### REQUIRED WORK
Lines that include the word "this" are the ones to copy.

### GIVEN RECORDS

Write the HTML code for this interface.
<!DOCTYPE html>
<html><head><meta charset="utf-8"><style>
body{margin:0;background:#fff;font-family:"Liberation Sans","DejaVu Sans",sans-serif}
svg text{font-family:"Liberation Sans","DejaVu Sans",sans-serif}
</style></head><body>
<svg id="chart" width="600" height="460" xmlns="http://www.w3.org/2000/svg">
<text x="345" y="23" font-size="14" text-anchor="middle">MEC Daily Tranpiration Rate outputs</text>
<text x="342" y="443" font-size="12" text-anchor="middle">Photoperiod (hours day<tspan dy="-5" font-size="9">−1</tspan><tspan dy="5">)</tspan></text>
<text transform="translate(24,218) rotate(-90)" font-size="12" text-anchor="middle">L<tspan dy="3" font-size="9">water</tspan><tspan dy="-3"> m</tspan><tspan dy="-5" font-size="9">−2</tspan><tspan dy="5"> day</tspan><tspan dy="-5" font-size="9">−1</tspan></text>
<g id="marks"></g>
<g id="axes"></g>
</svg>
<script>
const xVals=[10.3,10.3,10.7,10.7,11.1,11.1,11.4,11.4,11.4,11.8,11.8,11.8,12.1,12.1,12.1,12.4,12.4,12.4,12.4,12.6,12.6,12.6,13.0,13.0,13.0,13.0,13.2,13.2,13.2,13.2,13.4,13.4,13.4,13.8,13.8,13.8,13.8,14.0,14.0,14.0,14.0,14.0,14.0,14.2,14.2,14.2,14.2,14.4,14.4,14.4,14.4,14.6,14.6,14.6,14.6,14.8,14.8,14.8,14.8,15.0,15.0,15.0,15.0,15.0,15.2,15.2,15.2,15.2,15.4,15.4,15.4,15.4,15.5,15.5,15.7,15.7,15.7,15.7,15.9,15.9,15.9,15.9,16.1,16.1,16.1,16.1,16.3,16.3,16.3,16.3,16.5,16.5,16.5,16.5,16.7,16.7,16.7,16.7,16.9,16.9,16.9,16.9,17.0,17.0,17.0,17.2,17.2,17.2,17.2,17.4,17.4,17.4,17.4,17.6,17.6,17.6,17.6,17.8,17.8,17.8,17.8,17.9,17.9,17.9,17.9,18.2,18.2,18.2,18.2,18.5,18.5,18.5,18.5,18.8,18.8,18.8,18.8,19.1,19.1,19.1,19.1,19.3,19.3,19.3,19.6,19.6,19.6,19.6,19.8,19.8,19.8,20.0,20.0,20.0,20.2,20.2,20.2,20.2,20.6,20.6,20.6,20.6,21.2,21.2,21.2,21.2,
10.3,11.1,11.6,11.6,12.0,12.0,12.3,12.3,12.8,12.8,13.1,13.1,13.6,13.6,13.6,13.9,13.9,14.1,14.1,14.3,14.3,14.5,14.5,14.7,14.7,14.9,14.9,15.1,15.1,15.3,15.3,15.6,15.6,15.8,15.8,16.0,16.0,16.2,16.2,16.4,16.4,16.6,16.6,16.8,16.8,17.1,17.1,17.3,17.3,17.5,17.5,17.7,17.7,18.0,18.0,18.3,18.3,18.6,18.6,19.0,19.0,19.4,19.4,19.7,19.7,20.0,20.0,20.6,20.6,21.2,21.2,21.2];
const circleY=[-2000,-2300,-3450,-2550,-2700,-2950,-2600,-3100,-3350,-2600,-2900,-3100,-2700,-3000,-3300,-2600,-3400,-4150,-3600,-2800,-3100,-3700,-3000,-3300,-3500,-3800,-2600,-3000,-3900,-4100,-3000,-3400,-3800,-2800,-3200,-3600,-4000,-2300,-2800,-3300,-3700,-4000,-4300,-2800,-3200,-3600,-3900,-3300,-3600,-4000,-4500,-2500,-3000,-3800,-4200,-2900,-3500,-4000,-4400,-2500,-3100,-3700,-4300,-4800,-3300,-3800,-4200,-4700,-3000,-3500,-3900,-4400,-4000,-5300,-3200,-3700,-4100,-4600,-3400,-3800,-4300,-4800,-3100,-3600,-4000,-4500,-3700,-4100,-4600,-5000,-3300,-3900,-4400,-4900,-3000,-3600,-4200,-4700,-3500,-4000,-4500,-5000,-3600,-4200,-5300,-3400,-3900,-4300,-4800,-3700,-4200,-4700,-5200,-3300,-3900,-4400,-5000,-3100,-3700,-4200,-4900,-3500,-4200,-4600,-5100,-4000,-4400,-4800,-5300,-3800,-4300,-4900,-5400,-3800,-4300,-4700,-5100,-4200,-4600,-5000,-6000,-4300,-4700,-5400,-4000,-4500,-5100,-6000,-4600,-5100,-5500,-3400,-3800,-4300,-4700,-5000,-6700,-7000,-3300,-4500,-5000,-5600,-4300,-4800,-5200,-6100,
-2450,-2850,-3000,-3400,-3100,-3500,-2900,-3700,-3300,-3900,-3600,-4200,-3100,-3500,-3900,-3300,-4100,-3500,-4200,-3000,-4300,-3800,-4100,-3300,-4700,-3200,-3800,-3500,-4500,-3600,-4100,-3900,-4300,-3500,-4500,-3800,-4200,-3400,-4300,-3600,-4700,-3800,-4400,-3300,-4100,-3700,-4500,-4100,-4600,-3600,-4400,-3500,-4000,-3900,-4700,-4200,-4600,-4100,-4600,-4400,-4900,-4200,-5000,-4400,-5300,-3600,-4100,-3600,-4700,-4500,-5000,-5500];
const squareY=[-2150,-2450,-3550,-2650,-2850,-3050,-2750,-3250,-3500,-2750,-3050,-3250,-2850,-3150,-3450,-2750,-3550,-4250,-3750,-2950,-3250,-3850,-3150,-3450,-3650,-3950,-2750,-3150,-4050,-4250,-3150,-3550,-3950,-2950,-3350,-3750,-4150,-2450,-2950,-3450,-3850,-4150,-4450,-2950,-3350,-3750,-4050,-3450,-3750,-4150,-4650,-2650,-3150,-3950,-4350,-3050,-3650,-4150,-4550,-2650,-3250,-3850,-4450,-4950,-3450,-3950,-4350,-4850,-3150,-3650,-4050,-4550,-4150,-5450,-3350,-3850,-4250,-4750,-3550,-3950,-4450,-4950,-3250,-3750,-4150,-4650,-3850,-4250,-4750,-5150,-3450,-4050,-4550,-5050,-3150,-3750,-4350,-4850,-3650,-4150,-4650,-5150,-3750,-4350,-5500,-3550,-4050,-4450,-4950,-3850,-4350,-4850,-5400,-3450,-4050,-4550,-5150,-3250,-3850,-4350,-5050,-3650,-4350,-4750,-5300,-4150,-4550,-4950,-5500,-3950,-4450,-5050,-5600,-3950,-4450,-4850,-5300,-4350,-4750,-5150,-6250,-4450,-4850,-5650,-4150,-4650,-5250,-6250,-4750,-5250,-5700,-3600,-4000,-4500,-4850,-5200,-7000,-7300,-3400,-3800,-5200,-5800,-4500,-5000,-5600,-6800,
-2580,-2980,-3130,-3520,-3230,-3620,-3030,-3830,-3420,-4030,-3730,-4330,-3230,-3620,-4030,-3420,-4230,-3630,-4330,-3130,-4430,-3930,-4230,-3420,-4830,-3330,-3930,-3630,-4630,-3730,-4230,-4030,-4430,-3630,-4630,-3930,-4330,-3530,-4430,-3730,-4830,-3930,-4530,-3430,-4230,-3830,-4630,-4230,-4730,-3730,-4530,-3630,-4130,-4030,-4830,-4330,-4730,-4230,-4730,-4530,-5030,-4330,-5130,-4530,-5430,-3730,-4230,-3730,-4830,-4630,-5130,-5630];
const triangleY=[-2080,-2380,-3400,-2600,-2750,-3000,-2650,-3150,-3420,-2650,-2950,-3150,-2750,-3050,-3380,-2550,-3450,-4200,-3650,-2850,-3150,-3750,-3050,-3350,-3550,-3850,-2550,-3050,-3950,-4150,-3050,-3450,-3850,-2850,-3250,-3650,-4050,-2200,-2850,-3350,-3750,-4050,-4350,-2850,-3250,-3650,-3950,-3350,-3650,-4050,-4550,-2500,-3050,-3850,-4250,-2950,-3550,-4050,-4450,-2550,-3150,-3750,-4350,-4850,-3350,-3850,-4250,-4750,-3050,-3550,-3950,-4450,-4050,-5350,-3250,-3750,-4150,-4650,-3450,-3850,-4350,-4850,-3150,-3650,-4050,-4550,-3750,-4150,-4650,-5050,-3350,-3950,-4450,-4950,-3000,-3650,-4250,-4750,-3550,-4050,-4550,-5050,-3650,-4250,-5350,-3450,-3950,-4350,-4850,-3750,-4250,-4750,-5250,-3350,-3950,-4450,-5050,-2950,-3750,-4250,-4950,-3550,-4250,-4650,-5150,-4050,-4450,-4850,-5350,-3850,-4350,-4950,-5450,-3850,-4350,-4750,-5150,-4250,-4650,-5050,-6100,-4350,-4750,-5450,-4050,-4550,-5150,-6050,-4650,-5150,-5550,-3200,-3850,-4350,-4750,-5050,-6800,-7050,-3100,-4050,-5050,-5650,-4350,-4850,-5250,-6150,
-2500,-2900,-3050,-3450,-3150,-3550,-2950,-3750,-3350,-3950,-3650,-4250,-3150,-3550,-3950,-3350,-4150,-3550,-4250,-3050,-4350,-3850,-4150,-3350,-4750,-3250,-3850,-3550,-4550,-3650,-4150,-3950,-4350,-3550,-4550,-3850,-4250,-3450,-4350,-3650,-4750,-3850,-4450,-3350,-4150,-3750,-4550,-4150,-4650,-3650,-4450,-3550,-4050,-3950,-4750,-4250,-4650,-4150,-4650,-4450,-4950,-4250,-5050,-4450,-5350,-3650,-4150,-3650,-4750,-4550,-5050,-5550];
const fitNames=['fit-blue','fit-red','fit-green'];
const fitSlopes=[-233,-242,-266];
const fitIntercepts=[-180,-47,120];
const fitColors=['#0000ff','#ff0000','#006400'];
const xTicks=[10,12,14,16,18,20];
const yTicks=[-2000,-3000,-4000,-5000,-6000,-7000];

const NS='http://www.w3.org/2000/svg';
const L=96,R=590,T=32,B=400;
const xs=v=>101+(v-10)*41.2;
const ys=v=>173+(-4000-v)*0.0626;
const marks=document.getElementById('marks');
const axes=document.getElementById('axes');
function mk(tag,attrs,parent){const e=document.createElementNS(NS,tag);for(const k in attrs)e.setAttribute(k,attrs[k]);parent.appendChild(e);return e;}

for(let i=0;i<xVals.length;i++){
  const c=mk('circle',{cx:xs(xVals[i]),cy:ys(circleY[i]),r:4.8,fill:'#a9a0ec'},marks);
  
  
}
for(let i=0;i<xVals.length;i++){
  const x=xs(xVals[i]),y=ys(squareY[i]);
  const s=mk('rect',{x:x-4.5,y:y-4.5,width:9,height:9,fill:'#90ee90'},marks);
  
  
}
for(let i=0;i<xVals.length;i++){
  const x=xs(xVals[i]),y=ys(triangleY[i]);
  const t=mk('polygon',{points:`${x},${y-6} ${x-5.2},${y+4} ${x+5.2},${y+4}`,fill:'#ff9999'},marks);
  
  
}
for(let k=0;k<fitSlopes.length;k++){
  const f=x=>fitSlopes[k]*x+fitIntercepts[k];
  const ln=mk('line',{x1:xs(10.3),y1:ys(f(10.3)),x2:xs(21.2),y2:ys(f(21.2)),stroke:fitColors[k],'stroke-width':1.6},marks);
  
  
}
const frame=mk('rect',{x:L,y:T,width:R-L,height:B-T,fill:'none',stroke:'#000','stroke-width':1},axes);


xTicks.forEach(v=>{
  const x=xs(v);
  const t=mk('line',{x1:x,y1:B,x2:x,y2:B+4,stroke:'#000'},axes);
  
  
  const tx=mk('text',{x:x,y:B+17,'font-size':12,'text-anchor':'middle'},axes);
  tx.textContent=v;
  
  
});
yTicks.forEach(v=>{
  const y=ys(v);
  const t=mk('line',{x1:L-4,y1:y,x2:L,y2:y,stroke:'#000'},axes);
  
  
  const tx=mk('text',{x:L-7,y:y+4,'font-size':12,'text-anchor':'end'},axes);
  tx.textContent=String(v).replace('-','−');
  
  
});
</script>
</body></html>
---
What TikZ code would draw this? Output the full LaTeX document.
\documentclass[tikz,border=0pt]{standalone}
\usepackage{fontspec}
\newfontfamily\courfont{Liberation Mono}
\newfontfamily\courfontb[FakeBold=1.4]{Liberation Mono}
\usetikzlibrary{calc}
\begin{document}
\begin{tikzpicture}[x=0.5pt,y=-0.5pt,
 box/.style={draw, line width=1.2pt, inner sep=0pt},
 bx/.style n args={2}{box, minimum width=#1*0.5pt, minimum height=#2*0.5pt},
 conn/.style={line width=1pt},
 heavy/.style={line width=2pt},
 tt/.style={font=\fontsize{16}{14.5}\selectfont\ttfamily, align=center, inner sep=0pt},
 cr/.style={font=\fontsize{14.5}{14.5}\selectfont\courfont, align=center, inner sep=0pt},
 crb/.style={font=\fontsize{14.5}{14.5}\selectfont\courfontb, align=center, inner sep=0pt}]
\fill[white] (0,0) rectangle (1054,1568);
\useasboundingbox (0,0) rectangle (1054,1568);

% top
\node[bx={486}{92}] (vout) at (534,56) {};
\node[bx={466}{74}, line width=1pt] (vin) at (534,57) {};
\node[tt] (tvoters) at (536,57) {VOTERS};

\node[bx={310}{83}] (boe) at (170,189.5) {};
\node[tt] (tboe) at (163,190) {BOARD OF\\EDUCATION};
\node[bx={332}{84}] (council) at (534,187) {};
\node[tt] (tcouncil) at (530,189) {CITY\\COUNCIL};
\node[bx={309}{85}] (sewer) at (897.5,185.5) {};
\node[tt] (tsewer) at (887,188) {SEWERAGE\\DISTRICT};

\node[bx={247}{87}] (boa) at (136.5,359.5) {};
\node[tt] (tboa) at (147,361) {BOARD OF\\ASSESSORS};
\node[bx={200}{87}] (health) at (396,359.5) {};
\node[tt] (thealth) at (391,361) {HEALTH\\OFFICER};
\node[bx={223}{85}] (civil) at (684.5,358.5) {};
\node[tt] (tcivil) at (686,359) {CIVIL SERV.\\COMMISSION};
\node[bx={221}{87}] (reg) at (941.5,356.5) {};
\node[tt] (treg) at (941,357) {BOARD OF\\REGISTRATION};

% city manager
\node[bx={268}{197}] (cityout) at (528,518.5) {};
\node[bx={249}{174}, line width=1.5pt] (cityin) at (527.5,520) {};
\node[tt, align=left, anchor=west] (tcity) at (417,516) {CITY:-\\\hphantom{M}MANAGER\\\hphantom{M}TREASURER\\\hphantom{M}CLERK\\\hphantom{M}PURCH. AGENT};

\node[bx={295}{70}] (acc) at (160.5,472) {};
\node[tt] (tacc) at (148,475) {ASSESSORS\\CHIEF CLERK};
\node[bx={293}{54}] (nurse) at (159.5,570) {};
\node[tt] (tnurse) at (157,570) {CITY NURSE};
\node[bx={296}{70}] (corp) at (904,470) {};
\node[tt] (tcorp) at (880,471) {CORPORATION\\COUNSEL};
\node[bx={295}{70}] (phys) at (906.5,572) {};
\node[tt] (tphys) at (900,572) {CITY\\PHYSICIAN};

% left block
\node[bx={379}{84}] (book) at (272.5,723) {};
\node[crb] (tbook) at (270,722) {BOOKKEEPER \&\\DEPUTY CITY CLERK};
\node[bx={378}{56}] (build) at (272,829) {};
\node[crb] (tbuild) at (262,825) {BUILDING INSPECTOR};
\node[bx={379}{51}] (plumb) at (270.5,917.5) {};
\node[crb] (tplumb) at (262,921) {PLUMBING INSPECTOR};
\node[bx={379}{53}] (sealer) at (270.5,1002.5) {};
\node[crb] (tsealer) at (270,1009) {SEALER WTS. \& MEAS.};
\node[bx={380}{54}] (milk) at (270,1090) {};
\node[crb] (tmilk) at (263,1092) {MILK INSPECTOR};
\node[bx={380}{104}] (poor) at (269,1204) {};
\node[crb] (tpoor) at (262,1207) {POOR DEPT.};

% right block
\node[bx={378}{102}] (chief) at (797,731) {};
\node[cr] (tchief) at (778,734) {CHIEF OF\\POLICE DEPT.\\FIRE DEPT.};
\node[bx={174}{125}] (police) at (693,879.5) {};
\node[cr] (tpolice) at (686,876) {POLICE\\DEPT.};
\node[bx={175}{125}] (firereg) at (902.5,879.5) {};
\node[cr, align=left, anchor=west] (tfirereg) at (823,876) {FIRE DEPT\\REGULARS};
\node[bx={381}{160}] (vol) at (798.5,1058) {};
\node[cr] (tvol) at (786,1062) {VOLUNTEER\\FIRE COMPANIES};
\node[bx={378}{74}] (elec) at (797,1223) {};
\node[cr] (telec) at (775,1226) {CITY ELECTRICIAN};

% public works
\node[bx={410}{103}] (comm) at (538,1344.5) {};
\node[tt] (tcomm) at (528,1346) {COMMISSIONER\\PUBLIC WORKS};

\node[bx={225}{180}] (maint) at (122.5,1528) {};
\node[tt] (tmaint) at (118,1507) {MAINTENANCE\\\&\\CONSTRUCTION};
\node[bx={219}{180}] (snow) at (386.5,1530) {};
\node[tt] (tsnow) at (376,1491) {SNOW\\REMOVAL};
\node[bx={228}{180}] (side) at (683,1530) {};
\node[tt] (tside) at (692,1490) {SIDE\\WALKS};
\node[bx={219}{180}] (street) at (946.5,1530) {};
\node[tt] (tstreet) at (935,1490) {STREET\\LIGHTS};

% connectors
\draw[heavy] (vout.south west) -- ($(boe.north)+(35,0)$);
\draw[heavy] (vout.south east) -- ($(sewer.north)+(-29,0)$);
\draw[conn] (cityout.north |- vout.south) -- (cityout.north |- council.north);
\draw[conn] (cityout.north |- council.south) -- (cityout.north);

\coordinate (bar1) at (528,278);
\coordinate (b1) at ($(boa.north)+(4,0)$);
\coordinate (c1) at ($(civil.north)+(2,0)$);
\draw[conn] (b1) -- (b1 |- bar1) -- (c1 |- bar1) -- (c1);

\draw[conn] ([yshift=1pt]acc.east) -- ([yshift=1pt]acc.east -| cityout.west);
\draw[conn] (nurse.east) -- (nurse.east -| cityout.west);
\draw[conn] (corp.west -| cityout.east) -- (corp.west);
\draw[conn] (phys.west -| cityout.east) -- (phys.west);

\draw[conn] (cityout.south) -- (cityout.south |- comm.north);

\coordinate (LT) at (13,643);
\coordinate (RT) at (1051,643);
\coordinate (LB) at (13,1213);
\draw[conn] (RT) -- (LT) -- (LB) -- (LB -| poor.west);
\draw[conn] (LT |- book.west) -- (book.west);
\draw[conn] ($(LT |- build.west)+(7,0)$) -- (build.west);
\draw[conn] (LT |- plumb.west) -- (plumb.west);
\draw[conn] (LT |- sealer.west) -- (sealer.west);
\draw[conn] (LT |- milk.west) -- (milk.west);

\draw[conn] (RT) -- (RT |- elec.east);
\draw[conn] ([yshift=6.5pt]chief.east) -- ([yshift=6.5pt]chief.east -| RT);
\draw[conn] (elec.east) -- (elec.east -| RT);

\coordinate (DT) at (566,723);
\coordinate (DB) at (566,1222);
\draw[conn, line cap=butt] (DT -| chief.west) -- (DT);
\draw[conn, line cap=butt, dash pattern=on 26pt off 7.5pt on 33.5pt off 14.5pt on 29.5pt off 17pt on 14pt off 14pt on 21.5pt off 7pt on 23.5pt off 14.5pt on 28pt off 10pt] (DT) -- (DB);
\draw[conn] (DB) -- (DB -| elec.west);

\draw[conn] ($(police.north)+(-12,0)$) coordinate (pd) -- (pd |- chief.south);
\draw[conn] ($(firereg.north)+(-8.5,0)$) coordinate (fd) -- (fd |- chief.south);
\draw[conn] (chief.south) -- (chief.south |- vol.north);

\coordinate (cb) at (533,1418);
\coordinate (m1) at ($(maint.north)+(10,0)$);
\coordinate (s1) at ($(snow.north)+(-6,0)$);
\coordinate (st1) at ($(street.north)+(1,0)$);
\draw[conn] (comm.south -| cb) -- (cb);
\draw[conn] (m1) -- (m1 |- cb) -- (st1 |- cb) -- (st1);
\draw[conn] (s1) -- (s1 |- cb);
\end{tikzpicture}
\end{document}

### CORRECT OUTPUT
Write the HTML code for this interface.
What TikZ code would draw this? Output the full LaTeX document.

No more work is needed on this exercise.